• Directive
Transcribe all of the material exactly, except for its pictures.

• Data segment
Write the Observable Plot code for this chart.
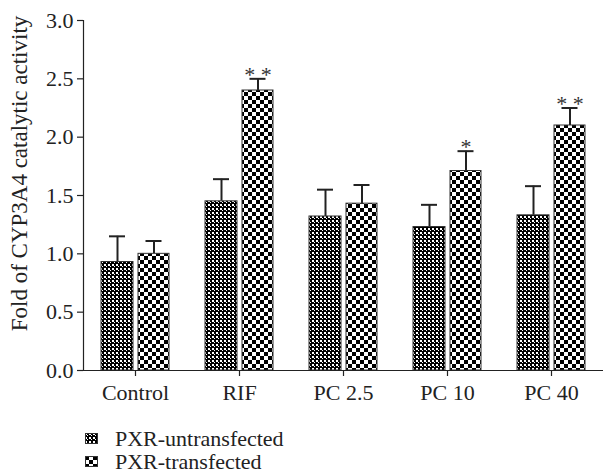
<!DOCTYPE html>
<html>
<head>
<meta charset="utf-8">
<script src="https://cdn.jsdelivr.net/npm/d3@7"></script>
<script src="https://cdn.jsdelivr.net/npm/@observablehq/plot@0.6"></script>
<style>
  body { margin: 0; background: #fff; font-family: "Liberation Serif", "Times New Roman", serif; color: #222; }
  #legend { margin-top: 17px; margin-left: 85px; font-size: 22px; }
  .row { display: flex; align-items: center; height: 23px; }
  .row svg { margin-right: 17px; }
</style>
</head>
<body>
<svg width="0" height="0" style="position:absolute">
  <defs>
    <pattern id="patU" width="4" height="4" patternUnits="userSpaceOnUse">
      <rect width="4" height="4" fill="#000"/>
      <rect x="0" y="0" width="2" height="2" fill="#fff"/>
      <rect x="2" y="2" width="1" height="1" fill="#fff"/>
    </pattern>
    <pattern id="patT" width="8" height="8" patternUnits="userSpaceOnUse">
      <rect width="8" height="8" fill="#fff"/>
      <rect x="0" y="0" width="4" height="4" fill="#000"/>
      <rect x="4" y="4" width="4" height="4" fill="#000"/>
    </pattern>
  </defs>
</svg>
<div id="chart"></div>
<div id="legend"></div>
<script>
const categories = ["Control", "RIF", "PC 2.5", "PC 10", "PC 40"];
const series = ["PXR-untransfected", "PXR-transfected"];
const untransfected = [0.93, 1.45, 1.32, 1.23, 1.33];
const untransfectedErr = [0.22, 0.19, 0.23, 0.19, 0.25];
const transfected = [1.0, 2.4, 1.43, 1.71, 2.1];
const transfectedErr = [0.11, 0.1, 0.16, 0.17, 0.15];
const transfectedStars = ["", "* *", "", "*", "* *"];
const yTicks = [0, 0.5, 1.0, 1.5, 2.0, 2.5, 3.0];
const yLabel = "Fold of CYP3A4 catalytic activity";

const U = categories.map((c, i) => ({cat: c, v: untransfected[i], top: untransfected[i] + untransfectedErr[i]}));
const T = categories.map((c, i) => ({cat: c, v: transfected[i], top: transfected[i] + transfectedErr[i], star: transfectedStars[i]}));

const chart = Plot.plot({
  width: 603,
  height: 410,
  marginLeft: 83,
  marginRight: 0,
  marginTop: 20,
  marginBottom: 40,
  style: {fontFamily: "'Liberation Serif', 'Times New Roman', serif", fontSize: "22px", color: "#222", background: "#fff"},
  x: {domain: categories, paddingInner: 0.346, paddingOuter: 0.173, label: null},
  y: {domain: [0, 3], label: null},
  marks: [
    Plot.axisY({ticks: yTicks, tickFormat: d3.format(".1f"), tickSize: 6, tickPadding: 4, label: null, fontSize: 22, stroke: "#222", strokeWidth: 1.2}),
    Plot.axisX({tickSize: 6, tickPadding: 8, label: null, fontSize: 22, stroke: "#222", strokeWidth: 1.2}),
    Plot.frame({anchor: "left", stroke: "#222", strokeWidth: 1.2}),
    Plot.text([yLabel], {frameAnchor: "left", textAnchor: "middle", rotate: -90, dx: -64, dy: -22, fontSize: 23, fill: "#222"}),
    // error bars
    Plot.ruleX(U, {x: "cat", y1: "v", y2: "top", dx: -18, stroke: "#222", strokeWidth: 2}),
    Plot.ruleX(T, {x: "cat", y1: "v", y2: "top", dx: 18.5, stroke: "#222", strokeWidth: 2}),
    Plot.tickY(U, {x: "cat", y: "top", insetLeft: 8, insetRight: 44, stroke: "#222", strokeWidth: 2}),
    Plot.tickY(T, {x: "cat", y: "top", insetLeft: 44.5, insetRight: 7.5, stroke: "#222", strokeWidth: 2}),
    // bars
    Plot.barY(U, {x: "cat", y: "v", insetLeft: 0, insetRight: 36, fill: "url(#patU)", stroke: "#333", strokeWidth: 1}),
    Plot.barY(T, {x: "cat", y: "v", insetLeft: 37, insetRight: 0, fill: "url(#patT)", stroke: "#333", strokeWidth: 1}),
    Plot.text(T, {x: "cat", y: "top", text: "star", dx: 18.5, dy: -4, fontSize: 22, fill: "#333"}),
    Plot.ruleY([0], {stroke: "#222", strokeWidth: 1.2})
  ]
});
document.getElementById("chart").appendChild(chart);

const legend = document.getElementById("legend");
const pats = ["patU", "patT"];
series.forEach((s, i) => {
  const row = document.createElement("div");
  row.className = "row";
  row.innerHTML = `<svg width="13" height="11"><rect x="0.5" y="0.5" width="12" height="10" fill="url(#${pats[i]})" stroke="#333" stroke-width="1"/></svg><span>${s}</span>`;
  legend.appendChild(row);
});
</script>
</body>
</html>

• Result for this exercise
Write the Observable Plot code for this chart.
<!DOCTYPE html>
<html>
<head>
<meta charset="utf-8">
<script src="https://cdn.jsdelivr.net/npm/d3@7"></script>
<script src="https://cdn.jsdelivr.net/npm/@observablehq/plot@0.6"></script>
<style>
  body { margin: 0; background: #fff; font-family: "Liberation Serif", "Times New Roman", serif; color: #222; }
  #legend { margin-top: 17px; margin-left: 85px; font-size: 22px; }
  .row { display: flex; align-items: center; height: 23px; }
  .row svg { margin-right: 17px; }
</style>
</head>
<body>
<svg width="0" height="0" style="position:absolute">
  <defs>
    <pattern id="patU" width="4" height="4" patternUnits="userSpaceOnUse">
      <rect width="4" height="4" fill="#000"/>
      <rect x="0" y="0" width="2" height="2" fill="#fff"/>
      <rect x="2" y="2" width="1" height="1" fill="#fff"/>
    </pattern>
    <pattern id="patT" width="8" height="8" patternUnits="userSpaceOnUse">
      <rect width="8" height="8" fill="#fff"/>
      <rect x="0" y="0" width="4" height="4" fill="#000"/>
      <rect x="4" y="4" width="4" height="4" fill="#000"/>
    </pattern>
  </defs>
</svg>
<div id="chart"></div>
<div id="legend"></div>
<script>
const categories = ["Control", "RIF", "PC 2.5", "PC 10", "PC 40"];
const series = ["PXR-untransfected", "PXR-transfected"];
const untransfected = [0.93, 1.45, 1.32, 1.23, 1.33];
const untransfectedErr = [0.22, 0.19, 0.23, 0.19, 0.25];
const transfected = [1.0, 2.4, 1.43, 1.71, 2.1];
const transfectedErr = [0.11, 0.1, 0.16, 0.17, 0.15];
const transfectedStars = ["", "* *", "", "*", "* *"];
const yTicks = [0, 0.5, 1.0, 1.5, 2.0, 2.5, 3.0];
const yLabel = "Fold of CYP3A4 catalytic activity";

const U = categories.map((c, i) => ({cat: c, v: untransfected[i], top: untransfected[i] + untransfectedErr[i]}));
const T = categories.map((c, i) => ({cat: c, v: transfected[i], top: transfected[i] + transfectedErr[i], star: transfectedStars[i]}));

const chart = Plot.plot({
  width: 603,
  height: 410,
  marginLeft: 83,
  marginRight: 0,
  marginTop: 20,
  marginBottom: 40,
  style: {fontFamily: "'Liberation Serif', 'Times New Roman', serif", fontSize: "22px", color: "#222", background: "#fff"},
  x: {domain: categories, paddingInner: 0.346, paddingOuter: 0.173, label: null},
  y: {domain: [0, 3], label: null},
  marks: [
    Plot.axisY({ticks: yTicks, tickFormat: d3.format(".1f"), tickSize: 6, tickPadding: 4, label: null, fontSize: 22, stroke: "#222", strokeWidth: 1.2}),
    Plot.axisX({tickSize: 6, tickPadding: 8, label: null, fontSize: 22, stroke: "#222", strokeWidth: 1.2}),
    Plot.frame({anchor: "left", stroke: "#222", strokeWidth: 1.2}),
    Plot.text([yLabel], {frameAnchor: "left", textAnchor: "middle", rotate: -90, dx: -64, dy: -22, fontSize: 23, fill: "#222"}),
    // error bars
    Plot.ruleX(U, {x: "cat", y1: "v", y2: "top", dx: -18, stroke: "#222", strokeWidth: 2}),
    Plot.ruleX(T, {x: "cat", y1: "v", y2: "top", dx: 18.5, stroke: "#222", strokeWidth: 2}),
    Plot.tickY(U, {x: "cat", y: "top", insetLeft: 8, insetRight: 44, stroke: "#222", strokeWidth: 2}),
    Plot.tickY(T, {x: "cat", y: "top", insetLeft: 44.5, insetRight: 7.5, stroke: "#222", strokeWidth: 2}),
    // bars
    Plot.barY(U, {x: "cat", y: "v", insetLeft: 0, insetRight: 36, fill: "url(#patU)", stroke: "#333", strokeWidth: 1}),
    Plot.barY(T, {x: "cat", y: "v", insetLeft: 37, insetRight: 0, fill: "url(#patT)", stroke: "#333", strokeWidth: 1}),
    Plot.text(T, {x: "cat", y: "top", text: "star", dx: 18.5, dy: -4, fontSize: 22, fill: "#333"}),
    Plot.ruleY([0], {stroke: "#222", strokeWidth: 1.2})
  ]
});
document.getElementById("chart").appendChild(chart);

const legend = document.getElementById("legend");
const pats = ["patU", "patT"];
series.forEach((s, i) => {
  const row = document.createElement("div");
  row.className = "row";
  row.innerHTML = `<svg width="13" height="11"><rect x="0.5" y="0.5" width="12" height="10" fill="url(#${pats[i]})" stroke="#333" stroke-width="1"/></svg><span>${s}</span>`;
  legend.appendChild(row);
});
</script>
</body>
</html>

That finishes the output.